- Education: University of Utah
- Awards: Fellow of the Optical Society of America; Guggenheim Fellowship; Fellow of the American Physical Society; Fellow of the IEEE; Distinguished Technical Staff at AT&T Bell Labs;
- Scientific career
- Workplaces: Oxford University AT&T Bell Labs Stanford University University of Central Florida
- Thesis: High Gain Laser Action in the Neutral Spectrum of Lead (1965)
- Doctoral advisor: Grant R. Fowles

= William T. Silfvast =

American physicist

William Thomas Silfvast is an American physicist well known for his contributions to gas discharge lasers, soft x-ray lasers, and as the author of the influential textbook Laser Fundamentals. and also several thriller novels (see billsilfvast.com). Silfvast received his PhD in physics from the University of Utah and a postdoctoral fellowship at the University of Oxford.
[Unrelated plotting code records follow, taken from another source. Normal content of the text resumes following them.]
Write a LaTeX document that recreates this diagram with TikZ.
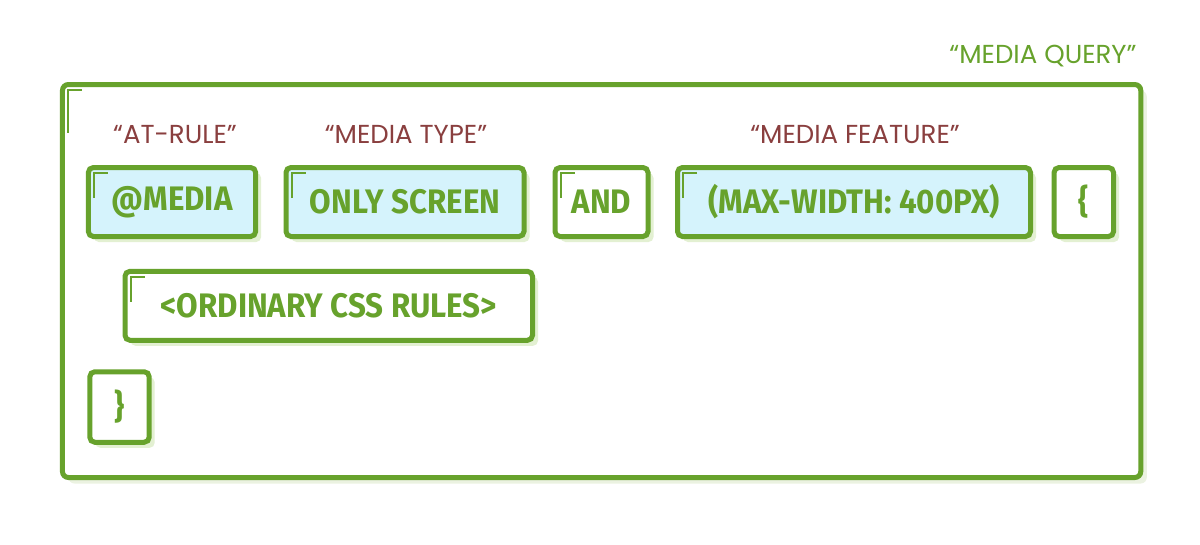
\documentclass[tikz,border=0pt]{standalone}
\usepackage{fontspec}
\usetikzlibrary{shadows,calc}
\newfontfamily\boxfont[FakeStretch=0.92]{Fira Sans}
\newfontfamily\labfont{Poppins}
\definecolor{grn}{HTML}{67A22C}
\definecolor{brn}{HTML}{8A3F3F}
\definecolor{cyanf}{HTML}{D5F3FC}
\definecolor{shd}{HTML}{E3F0D2}
\definecolor{shdo}{HTML}{EBF2E1}
\tikzset{
  cssbox/.style={draw=grn, line width=5pt, rounded corners=5pt, minimum height=69pt,
    inner sep=0pt, font=\boxfont\bfseries\fontsize{34}{34}\selectfont, text=grn,
    drop shadow={shadow xshift=5.5pt, shadow yshift=-5.5pt, fill=shd, opacity=1}},
  cyanbox/.style={cssbox, fill=cyanf},
  whitebox/.style={cssbox, fill=white},
  outerbox/.style={draw=grn, line width=5pt, rounded corners=6pt, fill=white,
    drop shadow={shadow xshift=6pt, shadow yshift=-6pt, fill=shdo, opacity=1}},
  cmark/.style={draw=grn, line width=2pt, line cap=butt},
  lab/.style={font=\labfont\fontsize{26}{26}\selectfont, text=brn},
}
\begin{document}
\begin{tikzpicture}[x=1pt,y=-1pt]
\useasboundingbox (0,0) rectangle (1200,544);
\node[outerbox, minimum width=1078.3pt, minimum height=393pt] (outer) at (601.6,281) {};
\node[lab, text=grn, anchor=base] (mq) at (1043,63) {“MEDIA QUERY”};
\node[lab, anchor=base] (l1) at (175,143) {“AT-RULE”};
\node[lab, anchor=base] (l2) at (406,143) {“MEDIA TYPE”};
\node[lab, anchor=base] (l3) at (855,143) {“MEDIA FEATURE”};
\node[cyanbox, minimum width=167.3pt] (atr) at (172,202) {@MEDIA};
\node[cyanbox, minimum width=238pt] (type) at (405,202) {ONLY SCREEN};
\node[whitebox, minimum width=93pt] (andk) at (601.5,202) {AND};
\node[cyanbox, minimum width=353pt] (feat) at (854,202) {(MAX-WIDTH: 400PX)};
\node[whitebox, minimum width=59.5pt] (open) at (1083.8,202) {\{};
\node[whitebox, minimum width=407.5pt] (rules) at (328.75,305.8) {<ORDINARY CSS RULES>};
\node[whitebox, minimum width=59.4pt, minimum height=70.5pt] (close) at (119.5,407) {\}};
\draw[cmark] ($(outer.north west)+(22,8)$) -- ($(outer.north west)+(7.7,8)$) -- ($(outer.north west)+(7.7,51)$);
\foreach \n in {atr,type,andk,feat,rules}{
  \draw[cmark] ($(\n.north west)+(22,8.3)$) -- ($(\n.north west)+(8,8.3)$) -- ($(\n.north west)+(8,33)$);
}
\end{tikzpicture}
\end{document}
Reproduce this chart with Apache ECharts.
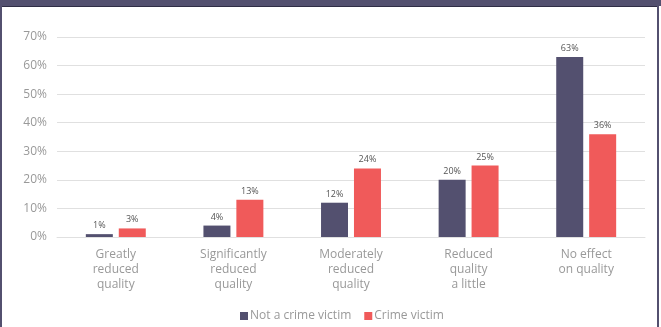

He then spent much of his career at Bell Laboratories in Holmdel, New Jersey, with a Guggenheim Fellowship at Stanford in 1982–83. Later he became a professor and chairman of the Physics Department at the University of Central Florida's Center for Research in Electro-Optics and Lasers (CREOL). Silfvast remains a Professor Emeritus at UCF, and is now retired and living in Oregon. He is a Fellow of the Optical Society of America, the American Physical Society, and the IEEE. In 2010 Silfvast was selected as one of 27 'Laser Luminaries' (laser pioneers) during the celebration of the 50th Anniversary of the discovery of the laser.